Prime Minister Manmohan Singh’s decision to call the Leader of the Opposition, L.K. Advani, and discuss the case against Pragya Thakur, followed up with a briefing from the national security adviser and other intelligence officials, is a welcome attempt to introduce a measure of fact-based rationality into what’s turning out to be a reckless and self-serving smear campaign. Besides giving the BJP a chance to backtrack on its dangerous position, this move is a reminder that no matter how deep ideological disagreements run, we cannot afford to not put the country first on matters like terrorism. The PM’s initiative is an attempt to take the politics out of it, to defuse the situation and point the way to pragmatic teamwork on issues that really matter.
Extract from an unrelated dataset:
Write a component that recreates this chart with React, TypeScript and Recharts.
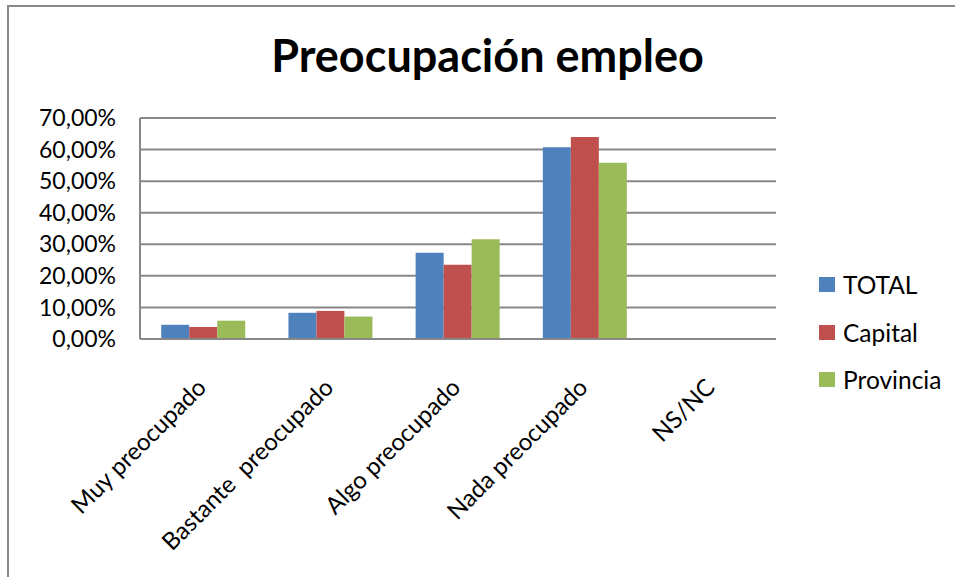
import React from 'react';
import { BarChart, Bar, XAxis, YAxis, CartesianGrid } from 'recharts';

const categories = ['Muy preocupado', 'Bastante  preocupado', 'Algo preocupado', 'Nada preocupado', 'NS/NC'];
const totalValues = [4.5, 8.3, 27.3, 60.7, 0];
const capitalValues = [3.8, 8.9, 23.5, 64.0, 0];
const provinciaValues = [5.8, 7.1, 31.6, 55.8, 0];
const yTicks = [0, 10, 20, 30, 40, 50, 60, 70];
const seriesNames = ['TOTAL', 'Capital', 'Provincia'];
const seriesColors = ['#4F81BD', '#C0504D', '#9BBB59'];

const data = categories.map((c, i) => ({
  name: c,
  TOTAL: totalValues[i],
  Capital: capitalValues[i],
  Provincia: provinciaValues[i],
}));

const FONT = 'Lato, "Open Sans", sans-serif';

const fmt = (v: number) => v.toFixed(2).replace('.', ',') + '%';

const XTick = (props: any) => {
  const { x, y, payload } = props;
  const ax = x + 4;
  const ay = y + 42;
  return (
    <text
      x={ax}
      y={ay}
      transform={`rotate(-45 ${ax} ${ay})`}
      textAnchor="end"
      fontFamily={FONT}
      fontSize={24}
      fill="#000"
      style={{ whiteSpace: 'pre' }}
    >
      {payload.value}
    </text>
  );
};

export default function App() {
  return (
    <div style={{ position: 'absolute', left: 0, top: 0, width: 955, height: 577, background: '#fff', overflow: 'hidden' }}>
      <div
        style={{
          position: 'absolute',
          left: 7,
          top: 5,
          width: 1000,
          height: 700,
          border: '2px solid #888',
          boxSizing: 'border-box',
        }}
      />
      <div
        style={{
          position: 'absolute',
          left: 0,
          width: 975,
          top: 28,
          textAlign: 'center',
          fontFamily: FONT,
          fontWeight: 700,
          fontSize: 45,
          color: '#000',
          lineHeight: '54px',
        }}
      >
        Preocupación empleo
      </div>
      <div style={{ position: 'absolute', left: 0, top: 0 }}>
        <BarChart
          width={955}
          height={577}
          data={data}
          margin={{ top: 118, right: 179, bottom: 38, left: 0 }}
          barCategoryGap="16.7%"
          barGap={0}
        >
          <CartesianGrid vertical={false} stroke="#888" strokeWidth={2} />
          <XAxis
            dataKey="name"
            height={200}
            tickLine={false}
            axisLine={{ stroke: '#888', strokeWidth: 2 }}
            interval={0}
            tick={<XTick />}
          />
          <YAxis
            width={140}
            domain={[0, 70]}
            ticks={yTicks}
            tickFormatter={fmt}
            tickLine={false}
            tickSize={0}
            tickMargin={24}
            axisLine={{ stroke: '#888', strokeWidth: 2 }}
            tick={{ fontFamily: FONT, fontSize: 23, fill: '#000' }}
          />
          {seriesNames.map((n, i) => (
            <Bar key={n} dataKey={n} fill={seriesColors[i]} isAnimationActive={false} />
          ))}
        </BarChart>
      </div>
      <div style={{ position: 'absolute', left: 819, top: 261, fontFamily: FONT, fontSize: 24.5, color: '#000' }}>
        {seriesNames.map((n, i) => (
          <div key={n} style={{ display: 'flex', alignItems: 'center', height: 47.5 }}>
            <div style={{ width: 16, height: 15, background: seriesColors[i], marginRight: 8 }} />
            <span>{n}</span>
          </div>
        ))}
      </div>
    </div>
  );
}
If this issue is spun to become an election issue, pitting communities against each other and questioning the integrity of our investigative forces, it would send the discourse into a fact-free, destructive spiral and make it that much more difficult to effectively counter terrorism. Instead, sharing the details of the investigative process, and allaying anxieties — and crucially, being seen to be doing so — with clear evidence would ensure that anti-terror sleuthwork remains an essentially technical matter, out of the political fray. And this last, when the country is in the midst of the clutch of fiercely contested assembly elections, with the certainty of general elections to follow within months.
Along with reaching across the aisle for support on critical legislation, it is also important that opposition leaders are kept in the loop on matters of urgent concern — and conversely, opposition leaders must set partisan discord aside and take responsibility. In the context of the nuclear deal, this paper had suggested a system where parties with significant parliamentary presence could nominate MPs who could take an oath of secrecy and be allowed access to sensitive executive information. The same logic can be extended to vital intelligence reports. Of course, there is no guarantee that this information-sharing will alter politicians’ stand, but it might shift the debate away from the realm of politically manipulable rumour and insinuation.